**What to work on:** The lines below are to be quoted exactly, from the first through the one that contains "from matplotlib.transforms import Affine2D".
[start of Dataset content]
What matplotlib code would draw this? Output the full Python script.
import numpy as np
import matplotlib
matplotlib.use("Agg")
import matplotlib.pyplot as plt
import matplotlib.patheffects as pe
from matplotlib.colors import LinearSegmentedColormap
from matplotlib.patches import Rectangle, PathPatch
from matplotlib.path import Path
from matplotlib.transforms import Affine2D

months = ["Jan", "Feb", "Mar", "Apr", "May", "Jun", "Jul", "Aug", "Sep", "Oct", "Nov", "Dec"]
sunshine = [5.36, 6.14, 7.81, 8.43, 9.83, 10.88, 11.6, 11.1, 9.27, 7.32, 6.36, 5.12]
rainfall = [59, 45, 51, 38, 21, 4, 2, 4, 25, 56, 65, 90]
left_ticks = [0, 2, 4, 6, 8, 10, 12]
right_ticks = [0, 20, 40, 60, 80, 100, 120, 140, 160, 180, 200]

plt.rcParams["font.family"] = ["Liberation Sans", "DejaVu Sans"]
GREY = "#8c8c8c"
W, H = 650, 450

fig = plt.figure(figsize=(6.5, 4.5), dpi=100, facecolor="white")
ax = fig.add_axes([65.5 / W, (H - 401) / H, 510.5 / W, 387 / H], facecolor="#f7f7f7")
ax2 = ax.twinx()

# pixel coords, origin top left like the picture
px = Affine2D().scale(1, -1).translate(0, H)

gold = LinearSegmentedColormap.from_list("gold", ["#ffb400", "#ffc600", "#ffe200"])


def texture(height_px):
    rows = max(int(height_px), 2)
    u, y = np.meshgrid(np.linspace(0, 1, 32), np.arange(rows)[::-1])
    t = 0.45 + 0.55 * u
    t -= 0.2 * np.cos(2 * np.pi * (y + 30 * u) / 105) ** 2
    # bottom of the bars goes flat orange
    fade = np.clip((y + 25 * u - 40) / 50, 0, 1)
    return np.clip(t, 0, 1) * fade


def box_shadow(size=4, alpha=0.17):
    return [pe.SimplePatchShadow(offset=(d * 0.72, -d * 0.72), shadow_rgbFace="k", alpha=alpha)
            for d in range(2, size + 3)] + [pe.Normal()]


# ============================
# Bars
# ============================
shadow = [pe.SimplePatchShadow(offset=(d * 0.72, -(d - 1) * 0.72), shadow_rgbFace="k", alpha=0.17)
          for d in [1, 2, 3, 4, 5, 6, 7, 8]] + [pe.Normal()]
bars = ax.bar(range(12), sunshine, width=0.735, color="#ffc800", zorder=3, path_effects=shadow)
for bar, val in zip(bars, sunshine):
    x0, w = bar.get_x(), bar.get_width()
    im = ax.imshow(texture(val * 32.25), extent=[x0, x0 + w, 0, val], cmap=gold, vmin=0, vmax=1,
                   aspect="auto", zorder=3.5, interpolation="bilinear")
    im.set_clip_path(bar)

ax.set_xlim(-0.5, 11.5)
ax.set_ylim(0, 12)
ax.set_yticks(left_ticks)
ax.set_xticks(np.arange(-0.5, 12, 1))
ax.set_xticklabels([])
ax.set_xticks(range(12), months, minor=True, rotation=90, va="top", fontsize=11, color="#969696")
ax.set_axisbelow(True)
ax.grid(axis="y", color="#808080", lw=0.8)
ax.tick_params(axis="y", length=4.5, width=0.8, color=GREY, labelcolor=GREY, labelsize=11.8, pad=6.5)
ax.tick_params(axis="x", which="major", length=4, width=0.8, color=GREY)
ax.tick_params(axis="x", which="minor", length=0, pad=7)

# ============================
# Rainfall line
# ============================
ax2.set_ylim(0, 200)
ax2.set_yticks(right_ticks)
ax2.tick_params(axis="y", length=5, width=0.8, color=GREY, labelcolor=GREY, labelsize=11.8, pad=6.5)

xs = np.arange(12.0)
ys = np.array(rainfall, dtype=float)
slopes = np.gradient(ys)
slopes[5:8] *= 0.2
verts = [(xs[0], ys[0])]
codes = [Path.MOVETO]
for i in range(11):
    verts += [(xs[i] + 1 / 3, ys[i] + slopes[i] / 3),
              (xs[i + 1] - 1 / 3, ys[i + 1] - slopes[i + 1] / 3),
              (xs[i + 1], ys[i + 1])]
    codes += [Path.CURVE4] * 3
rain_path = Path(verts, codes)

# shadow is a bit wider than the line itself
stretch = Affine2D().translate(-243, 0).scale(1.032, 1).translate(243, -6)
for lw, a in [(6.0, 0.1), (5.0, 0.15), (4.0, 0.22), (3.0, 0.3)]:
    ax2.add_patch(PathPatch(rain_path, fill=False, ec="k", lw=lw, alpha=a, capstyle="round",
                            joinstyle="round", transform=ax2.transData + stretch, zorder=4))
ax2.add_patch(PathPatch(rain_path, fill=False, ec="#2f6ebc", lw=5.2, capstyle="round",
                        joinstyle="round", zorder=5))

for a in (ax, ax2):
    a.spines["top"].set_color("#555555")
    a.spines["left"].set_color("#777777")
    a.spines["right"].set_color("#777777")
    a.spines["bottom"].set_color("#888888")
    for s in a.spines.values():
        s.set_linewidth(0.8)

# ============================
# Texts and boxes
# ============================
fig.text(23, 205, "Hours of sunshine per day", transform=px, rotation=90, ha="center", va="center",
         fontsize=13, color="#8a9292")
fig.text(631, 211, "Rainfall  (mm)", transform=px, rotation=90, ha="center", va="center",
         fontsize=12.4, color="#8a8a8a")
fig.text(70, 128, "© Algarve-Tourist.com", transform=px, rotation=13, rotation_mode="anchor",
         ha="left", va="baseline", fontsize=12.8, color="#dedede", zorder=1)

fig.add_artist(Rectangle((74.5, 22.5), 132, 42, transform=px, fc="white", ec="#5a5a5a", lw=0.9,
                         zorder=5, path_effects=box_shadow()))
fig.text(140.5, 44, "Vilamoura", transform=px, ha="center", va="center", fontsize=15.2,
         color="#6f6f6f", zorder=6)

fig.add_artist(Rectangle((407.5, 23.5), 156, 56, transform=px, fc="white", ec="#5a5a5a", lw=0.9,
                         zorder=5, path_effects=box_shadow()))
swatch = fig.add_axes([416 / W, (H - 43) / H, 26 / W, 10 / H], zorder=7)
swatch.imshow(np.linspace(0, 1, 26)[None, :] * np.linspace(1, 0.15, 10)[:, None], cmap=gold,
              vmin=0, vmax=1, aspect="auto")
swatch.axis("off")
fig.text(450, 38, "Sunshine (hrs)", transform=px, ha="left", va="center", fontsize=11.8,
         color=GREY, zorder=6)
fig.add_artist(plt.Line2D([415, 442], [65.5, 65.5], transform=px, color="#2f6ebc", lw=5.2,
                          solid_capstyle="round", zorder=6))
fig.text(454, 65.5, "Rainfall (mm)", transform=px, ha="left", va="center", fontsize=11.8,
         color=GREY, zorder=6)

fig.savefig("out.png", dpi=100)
[end of Dataset content]
**In response:**
What matplotlib code would draw this? Output the full Python script.
import numpy as np
import matplotlib
matplotlib.use("Agg")
import matplotlib.pyplot as plt
import matplotlib.patheffects as pe
from matplotlib.colors import LinearSegmentedColormap
from matplotlib.patches import Rectangle, PathPatch
from matplotlib.path import Path
from matplotlib.transforms import Affine2D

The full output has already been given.